Manajemen PT IMIP telah menanggung semua biaya perawatan dan rehabilitasi bagi korban setelah kecelakaan, termasuk memberikan santunan kepada keluarga korban. Menurut manajemen, tungku smelter No. 41 yang mengalami kebakaran sebelumnya sebenarnya sedang ditutup untuk keperluan pemeliharaan.
Pada saat tungku tersebut tidak beroperasi dan sedang dalam proses perbaikan, sisa slag atau terak dalam tungku keluar dan berinteraksi dengan bahan mudah terbakar di sekitarnya. Ini menyebabkan runtuhnya dinding tungku dan aliran sisa terak besi yang mengakibatkan kebakaran.
Dampaknya, pekerja yang berada di lokasi tersebut mengalami luka-luka dan ada yang kehilangan nyawa.
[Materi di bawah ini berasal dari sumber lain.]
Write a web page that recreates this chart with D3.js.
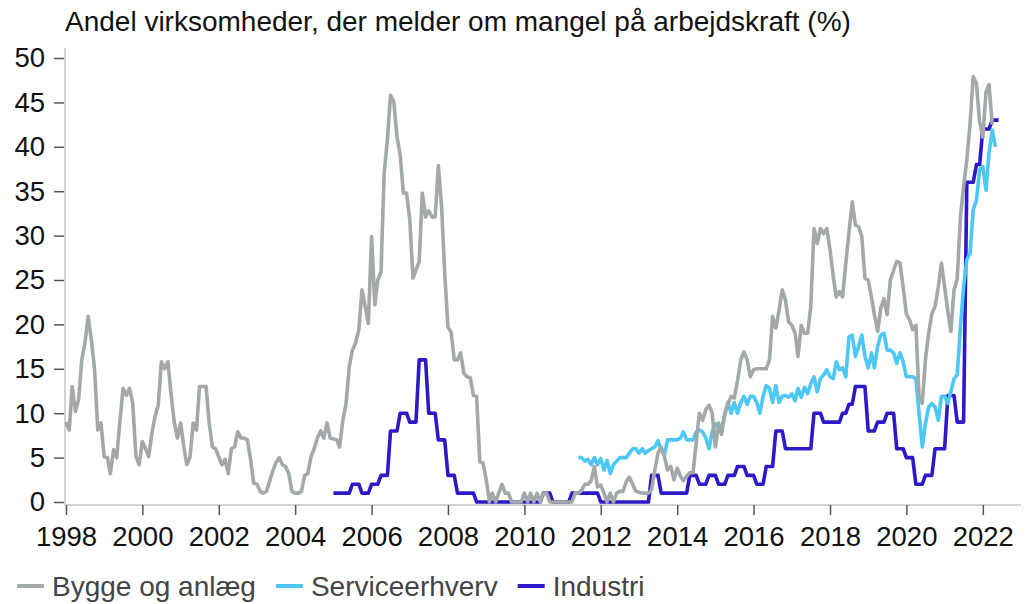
<!DOCTYPE html>
<html>
<head>
<meta charset="utf-8">
<script src="https://cdn.jsdelivr.net/npm/d3@7"></script>
<style>
  html, body { margin: 0; padding: 0; background: #fff; }
  svg { display: block; font-family: "Liberation Sans", Arial, sans-serif; }
</style>
</head>
<body>
<div id="chart"></div>
<script>
// Månedlige tal (andel i %), første måned angivet pr. serie
const title = "Andel virksomheder, der melder om mangel på arbejdskraft (%)";
const seriesNames = ["Bygge og anlæg", "Serviceerhverv", "Industri"];
const seriesColors = ["#a3a9ab", "#4dc8f6", "#2c19c8"];
const yTicks = [0, 5, 10, 15, 20, 25, 30, 35, 40, 45, 50];
const xTickYears = [1998, 2000, 2002, 2004, 2006, 2008, 2010, 2012, 2014, 2016, 2018, 2020, 2022];

// Bygge og anlæg: fra januar 1998
const byggeStart = [1998, 0];
const bygge = [
  9, 8.1, 13, 10.2, 11.5, 16, 17.9, 20.9, 18.2, 15, 8.1, 8.9,
  5.1, 5, 3.2, 5.9, 5, 9.2, 12.8, 12, 12.8, 11.1, 5.1, 4.2,
  6.8, 6, 5.1, 7.7, 9.6, 10.9, 15.8, 15, 15.8, 12.2, 9, 7.2,
  8.9, 6.2, 4.2, 5.1, 8.9, 8.1, 13, 13, 13, 8.9, 6.2, 6,
  5.1, 4.2, 4.8, 3.2, 6, 6.2, 7.9, 7.2, 7.2, 7, 4.8, 2.1,
  2, 1.2, 1, 1.2, 2.3, 3.5, 4.4, 5, 4.2, 4, 3.2, 1.2,
  1, 1, 1.2, 3, 3.2, 5.1, 6, 7.2, 8, 7.2, 8.9, 7.2,
  7.1, 7, 6.2, 9.2, 11, 15.2, 17.1, 17.9, 19.4, 23.9, 22, 20.1,
  29.9, 22.2, 25, 25.9, 37, 40.8, 45.8, 45.1, 41.1, 39.1, 34.8, 34.8,
  31.8, 25.2, 26.1, 27.1, 34.8, 32.1, 32.8, 32.1, 32.1, 37.9, 33.3, 25.8,
  19.7, 19.1, 16, 16, 16.8, 14.5, 14.1, 14, 12, 11.9, 4.5, 4.4,
  2.5, 0, 1, 0, 1, 2, 1, 1, 0, 0, 0, 0,
  1, 0, 1, 0, 1, 0, 1, 1, 0, 0, 0, 0,
  0, 0, 0, 0, 1, 1, 1.3, 2, 2, 2.4, 4, 1.7,
  1.9, 1, 0, 1, 0, 1, 1.2, 1.2, 2.3, 2.8, 2, 1.2,
  1.1, 1, 1, 1, 1.4, 3.6, 5.5, 6.2, 5.1, 3.6, 4, 2.5,
  3.8, 2.9, 2.4, 2.9, 3.3, 3.3, 6.6, 10, 9.2, 10.4, 10.9, 10,
  6.2, 8.9, 7.6, 10, 11.1, 11.9, 11.7, 13.7, 16, 16.9, 16, 14.1,
  14.9, 15, 15, 15, 15, 16, 20.9, 19.6, 21.6, 23.9, 22.7, 20.3,
  19.9, 19, 16.4, 19.9, 19, 19, 22, 30.8, 29.1, 30.8, 30.2, 30.8,
  28.4, 25.4, 23.1, 23.7, 23.1, 26.9, 30.3, 33.8, 31.2, 31, 29.9, 25.2,
  25, 23.1, 21.1, 19.2, 21.8, 22.9, 21.1, 25, 26.1, 27.1, 26.9, 24.2,
  21.2, 20.5, 19.4, 19.9, 11.9, 11.1, 16, 19, 21.2, 22, 24.2, 26.9,
  24.2, 21.4, 19.2, 23.9, 25.1, 32.1, 35.5, 38.5, 42.6, 47.9, 47.1, 42.8,
  41.1, 46.2, 47, 42.5
];

// Serviceerhverv: fra juni 2011
const serviceStart = [2011, 5];
const service = [
  5, 5, 4.6, 4.8, 4.2, 5, 4.2, 4.9, 3.6, 4.7, 3.2, 4.2, 4.6,
  5, 5, 5, 5.5, 6, 6, 5.5, 6, 5.5, 5.8, 6, 6.2, 6.9,
  5.8, 5.3, 7, 7, 7, 7, 7.2, 7.9, 7, 7, 7, 7.9, 8.1,
  7.9, 7.2, 6, 7.9, 8.8, 8.5, 8.1, 9.8, 11.2, 10, 11.2, 10,
  11.2, 11.9, 11, 11.9, 11.9, 11.2, 10, 11.9, 13.1, 12.8, 11.2, 13.1,
  11.2, 11.9, 12, 11.8,
  12.2, 11.4, 12.8, 11.8, 12.9, 12.2, 13.3, 14.1, 12.4, 13.9, 14.3, 14.9,
  14.1, 13.9, 15.8, 14.9, 15.1, 14.1, 18.6, 18.8, 16.4, 17.5, 18.8, 16.4,
  15.1, 16.8, 15.1, 17.5, 18.8, 19, 17.1, 17.1, 16.8, 15.6, 16.8, 15.8,
  14.1, 14.1, 14.1, 13.9, 10, 6.2,
  8.8, 10.7, 11.1, 10.7, 9.2, 11.9, 11.9, 11.1, 12.4, 13.9, 14.3, 19.7,
  24.2, 27.3, 28, 32.9, 34, 37.4, 37.8, 35.1, 39.3, 41.9, 40
];

// Industri: fra januar 2005 (kvartalstal vist pr. måned)
const industriStart = [2005, 0];
const industri = [
  1, 1, 1, 1, 1, 1, 2, 2, 2, 1, 1, 1,
  2, 2, 2, 3, 3, 3, 8, 8, 8, 10, 10, 10,
  9, 9, 9, 16, 16, 16, 10, 10, 10, 7, 7, 7,
  3, 3, 3, 1, 1, 1, 1, 1, 1, 0, 0, 0,
  0, 0, 0, 0, 0, 0, 0, 0, 0, 0, 0, 0,
  0, 0, 0, 0, 0, 0, 1, 1, 1, 0, 0, 0,
  0, 0, 0, 1, 1, 1, 1, 1, 1, 1, 1, 1,
  0, 0, 0, 0, 0, 0, 0, 0, 0, 0, 0, 0,
  0, 0, 0, 0, 3, 3, 3, 1, 1, 1, 1, 1,
  1, 1, 1, 1, 3, 3, 3, 2, 2, 2, 3, 3,
  3, 2, 2, 2, 3, 3, 3, 4, 4, 4, 3, 3,
  3, 2, 2, 2, 4, 4, 4, 8, 8, 8, 6, 6,
  6, 6, 6, 6, 6, 6, 6, 10, 10, 10, 9, 9,
  9, 9, 9, 9, 10, 10, 11, 11, 13, 13, 13, 13,
  8, 8, 8, 9, 9, 9, 10, 10, 10, 6, 6, 6,
  5, 5, 5, 2, 2, 2, 3, 3, 3, 6, 6, 6,
  6, 12, 12, 12, 9, 9, 9, 36, 36, 36, 38, 38,
  42, 42, 42, 43, 43, 43
];

const W = 1035, H = 604;
const FONT = "'Liberation Sans', Arial, sans-serif";
const svg = d3.select("#chart").append("svg").attr("width", W).attr("height", H);

const x = d3.scaleTime()
  .domain([new Date(1998, 0, 1), new Date(2023, 0, 1)])
  .range([66, 1021]);
const y = d3.scaleLinear().domain([0, 50]).range([502, 58]);

const toPoints = (start, vals) => vals.map((v, i) => ({ date: new Date(start[0], start[1] + i, 1), v }));

// akser
const axisY = 505;
svg.append("line")
  .attr("x1", 65).attr("x2", 1021).attr("y1", axisY).attr("y2", axisY)
  .attr("stroke", "#c4c4c4").attr("stroke-width", 1.5);
svg.append("line")
  .attr("x1", 65).attr("x2", 65).attr("y1", 48).attr("y2", axisY)
  .attr("stroke", "#c4c4c4").attr("stroke-width", 1.5);

const gx = svg.append("g").attr("transform", `translate(0,${axisY})`)
  .call(d3.axisBottom(x)
    .tickValues(xTickYears.map(yr => new Date(yr, 0, 1)))
    .tickFormat(d3.timeFormat("%Y"))
    .tickSize(10).tickPadding(11));
gx.select(".domain").remove();

const gy = svg.append("g").attr("transform", "translate(64,0)")
  .call(d3.axisLeft(y).tickValues(yTicks).tickSize(10).tickPadding(9));
gy.select(".domain").remove();

[gx, gy].forEach(g => {
  g.selectAll(".tick line").attr("stroke", "#555").attr("stroke-width", 1.5);
  g.selectAll(".tick text").attr("fill", "#111").style("font-size", "27.5px")
    .style("font-family", FONT);
});

// linjer
const line = d3.line().x(d => x(d.date)).y(d => y(d.v));
const data = [
  { name: seriesNames[2], color: seriesColors[2], pts: toPoints(industriStart, industri) },
  { name: seriesNames[1], color: seriesColors[1], pts: toPoints(serviceStart, service) },
  { name: seriesNames[0], color: seriesColors[0], pts: toPoints(byggeStart, bygge) }
];
svg.selectAll(".series").data(data).enter().append("path")
  .attr("class", "series")
  .attr("fill", "none")
  .attr("stroke", d => d.color)
  .attr("stroke-width", 3.6)
  .attr("stroke-linejoin", "round")
  .attr("d", d => line(d.pts));

// titel
svg.append("text")
  .attr("x", 65).attr("y", 31)
  .attr("fill", "#111")
  .style("font-size", "28px")
  .text(title);

// legende
const leg = svg.append("g").attr("transform", "translate(17,586)");
let lx = 0;
seriesNames.forEach((n, i) => {
  leg.append("line").attr("x1", lx).attr("x2", lx + 27).attr("y1", 0).attr("y2", 0)
    .attr("stroke", seriesColors[i]).attr("stroke-width", 4);
  const t = leg.append("text").attr("x", lx + 35).attr("y", 10)
    .attr("fill", "#444").style("font-size", "28px").text(n);
  lx += 35 + t.node().getComputedTextLength() + 20;
});
</script>
</body>
</html>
Dedy menyatakan bahwa hasil identifikasi penyebab kecelakaan ini menegaskan bahwa tidak ada tabung oksigen yang meledak seperti yang diinformasikan sebelumnya.
Saat ini, tim PT IMIP sedang berkoordinasi dengan berbagai pihak terkait, termasuk safety tenant, satuan pengamanan objek vital nasional (PAM Obvitnas) Kawasan IMIP, Polda Sulawesi Tengah, Danrem Tadulako, dan pemerintah setempat di Kecamatan Bahodopi dan Kabupaten Morowali.